DATA FOR THIS TASK:
=-=-=-=-=
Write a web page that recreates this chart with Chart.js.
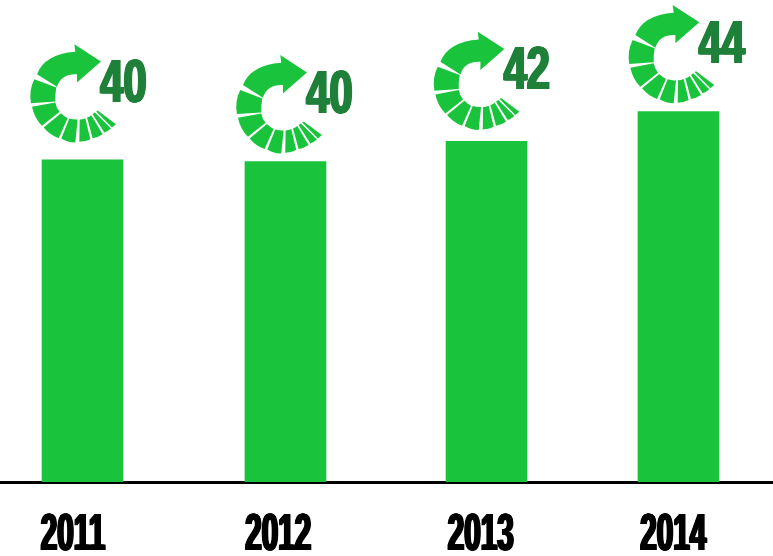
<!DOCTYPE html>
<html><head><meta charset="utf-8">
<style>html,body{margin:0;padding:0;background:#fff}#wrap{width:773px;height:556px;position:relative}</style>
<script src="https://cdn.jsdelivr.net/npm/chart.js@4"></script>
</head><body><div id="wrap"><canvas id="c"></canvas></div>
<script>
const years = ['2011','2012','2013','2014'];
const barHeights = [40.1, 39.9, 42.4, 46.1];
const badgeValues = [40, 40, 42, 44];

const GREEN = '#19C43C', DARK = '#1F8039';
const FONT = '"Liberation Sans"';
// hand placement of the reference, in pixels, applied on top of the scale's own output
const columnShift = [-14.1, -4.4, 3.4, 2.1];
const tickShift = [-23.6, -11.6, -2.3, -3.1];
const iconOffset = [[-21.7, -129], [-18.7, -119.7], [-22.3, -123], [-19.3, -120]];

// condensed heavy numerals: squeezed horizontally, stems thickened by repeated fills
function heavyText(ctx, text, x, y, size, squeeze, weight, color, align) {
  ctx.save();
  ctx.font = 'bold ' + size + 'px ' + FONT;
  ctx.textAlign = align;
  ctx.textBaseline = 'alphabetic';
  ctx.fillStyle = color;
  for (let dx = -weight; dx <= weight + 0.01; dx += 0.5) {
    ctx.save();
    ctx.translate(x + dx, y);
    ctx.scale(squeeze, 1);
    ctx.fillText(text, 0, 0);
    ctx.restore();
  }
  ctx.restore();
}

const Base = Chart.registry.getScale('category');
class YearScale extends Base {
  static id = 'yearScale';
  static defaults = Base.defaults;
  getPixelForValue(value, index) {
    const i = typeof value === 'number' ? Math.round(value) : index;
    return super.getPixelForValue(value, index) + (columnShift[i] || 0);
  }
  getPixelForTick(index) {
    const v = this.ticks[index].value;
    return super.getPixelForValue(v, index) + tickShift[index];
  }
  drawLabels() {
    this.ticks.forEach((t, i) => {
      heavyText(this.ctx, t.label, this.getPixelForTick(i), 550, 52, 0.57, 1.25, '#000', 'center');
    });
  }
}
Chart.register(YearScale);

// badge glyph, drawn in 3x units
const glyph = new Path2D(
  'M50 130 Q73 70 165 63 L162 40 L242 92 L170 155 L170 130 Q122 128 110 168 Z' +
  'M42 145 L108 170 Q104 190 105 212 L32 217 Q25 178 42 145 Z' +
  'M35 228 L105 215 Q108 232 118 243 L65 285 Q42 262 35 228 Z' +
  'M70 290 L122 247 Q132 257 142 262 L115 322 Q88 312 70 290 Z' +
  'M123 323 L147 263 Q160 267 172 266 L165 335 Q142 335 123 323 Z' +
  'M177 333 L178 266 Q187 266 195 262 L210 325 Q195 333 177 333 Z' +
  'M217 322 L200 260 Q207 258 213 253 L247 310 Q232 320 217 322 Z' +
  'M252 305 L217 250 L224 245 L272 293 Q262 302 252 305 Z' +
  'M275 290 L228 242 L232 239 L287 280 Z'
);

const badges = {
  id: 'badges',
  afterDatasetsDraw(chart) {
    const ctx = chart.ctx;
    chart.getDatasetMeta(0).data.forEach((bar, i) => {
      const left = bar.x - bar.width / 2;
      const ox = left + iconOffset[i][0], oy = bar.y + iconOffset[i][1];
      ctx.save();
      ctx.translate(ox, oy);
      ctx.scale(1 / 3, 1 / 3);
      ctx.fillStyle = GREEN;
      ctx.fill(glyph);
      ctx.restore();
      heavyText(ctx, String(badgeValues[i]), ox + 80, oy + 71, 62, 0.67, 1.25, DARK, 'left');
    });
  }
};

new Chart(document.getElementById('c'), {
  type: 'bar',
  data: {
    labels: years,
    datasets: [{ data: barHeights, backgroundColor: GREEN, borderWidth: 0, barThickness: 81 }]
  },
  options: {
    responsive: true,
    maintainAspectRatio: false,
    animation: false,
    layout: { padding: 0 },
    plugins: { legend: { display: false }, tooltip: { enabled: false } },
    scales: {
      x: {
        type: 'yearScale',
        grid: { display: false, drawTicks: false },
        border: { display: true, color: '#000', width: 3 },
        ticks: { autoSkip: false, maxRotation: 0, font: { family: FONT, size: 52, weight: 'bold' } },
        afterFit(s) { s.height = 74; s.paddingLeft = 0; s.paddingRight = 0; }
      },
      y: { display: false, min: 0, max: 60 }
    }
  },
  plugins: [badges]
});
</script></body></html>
=-=-=-=-=
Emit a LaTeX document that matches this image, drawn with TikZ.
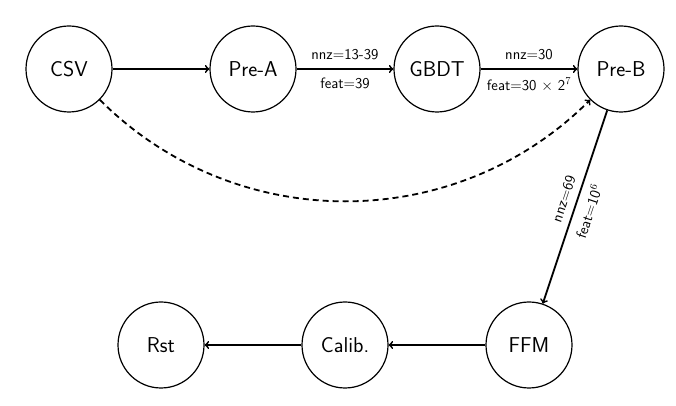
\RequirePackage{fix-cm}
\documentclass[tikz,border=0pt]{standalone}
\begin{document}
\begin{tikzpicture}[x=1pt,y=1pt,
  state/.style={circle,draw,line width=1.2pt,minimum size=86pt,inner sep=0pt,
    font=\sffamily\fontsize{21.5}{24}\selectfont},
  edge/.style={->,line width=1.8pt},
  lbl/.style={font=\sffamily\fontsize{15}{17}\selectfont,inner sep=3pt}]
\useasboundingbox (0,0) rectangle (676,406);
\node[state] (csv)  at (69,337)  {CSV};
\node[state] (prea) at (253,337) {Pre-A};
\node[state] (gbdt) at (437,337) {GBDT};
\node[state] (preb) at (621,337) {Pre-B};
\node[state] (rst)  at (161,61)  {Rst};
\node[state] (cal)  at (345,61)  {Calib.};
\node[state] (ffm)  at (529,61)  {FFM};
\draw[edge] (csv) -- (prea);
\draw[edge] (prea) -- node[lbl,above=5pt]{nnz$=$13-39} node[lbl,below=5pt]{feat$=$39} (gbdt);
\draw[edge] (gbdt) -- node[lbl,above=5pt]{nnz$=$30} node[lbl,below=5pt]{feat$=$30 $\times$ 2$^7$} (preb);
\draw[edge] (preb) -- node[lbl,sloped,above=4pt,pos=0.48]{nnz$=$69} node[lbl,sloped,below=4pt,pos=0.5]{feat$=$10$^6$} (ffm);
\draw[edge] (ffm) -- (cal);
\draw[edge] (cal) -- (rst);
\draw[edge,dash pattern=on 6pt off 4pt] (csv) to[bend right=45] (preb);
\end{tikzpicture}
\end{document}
=-=-=-=-=
EXERCISE DETAILS:
Set down exactly the lines above, from the line containing "Write a web" through the line containing "-123], [-19.3, -120]];". Skip the pictures.

EXERCISE RESULT:
Write a web page that recreates this chart with Chart.js.
<!DOCTYPE html>
<html><head><meta charset="utf-8">
<style>html,body{margin:0;padding:0;background:#fff}#wrap{width:773px;height:556px;position:relative}</style>
<script src="https://cdn.jsdelivr.net/npm/chart.js@4"></script>
</head><body><div id="wrap"><canvas id="c"></canvas></div>
<script>
const years = ['2011','2012','2013','2014'];
const barHeights = [40.1, 39.9, 42.4, 46.1];
const badgeValues = [40, 40, 42, 44];

const GREEN = '#19C43C', DARK = '#1F8039';
const FONT = '"Liberation Sans"';
// hand placement of the reference, in pixels, applied on top of the scale's own output
const columnShift = [-14.1, -4.4, 3.4, 2.1];
const tickShift = [-23.6, -11.6, -2.3, -3.1];
const iconOffset = [[-21.7, -129], [-18.7, -119.7], [-22.3, -123], [-19.3, -120]];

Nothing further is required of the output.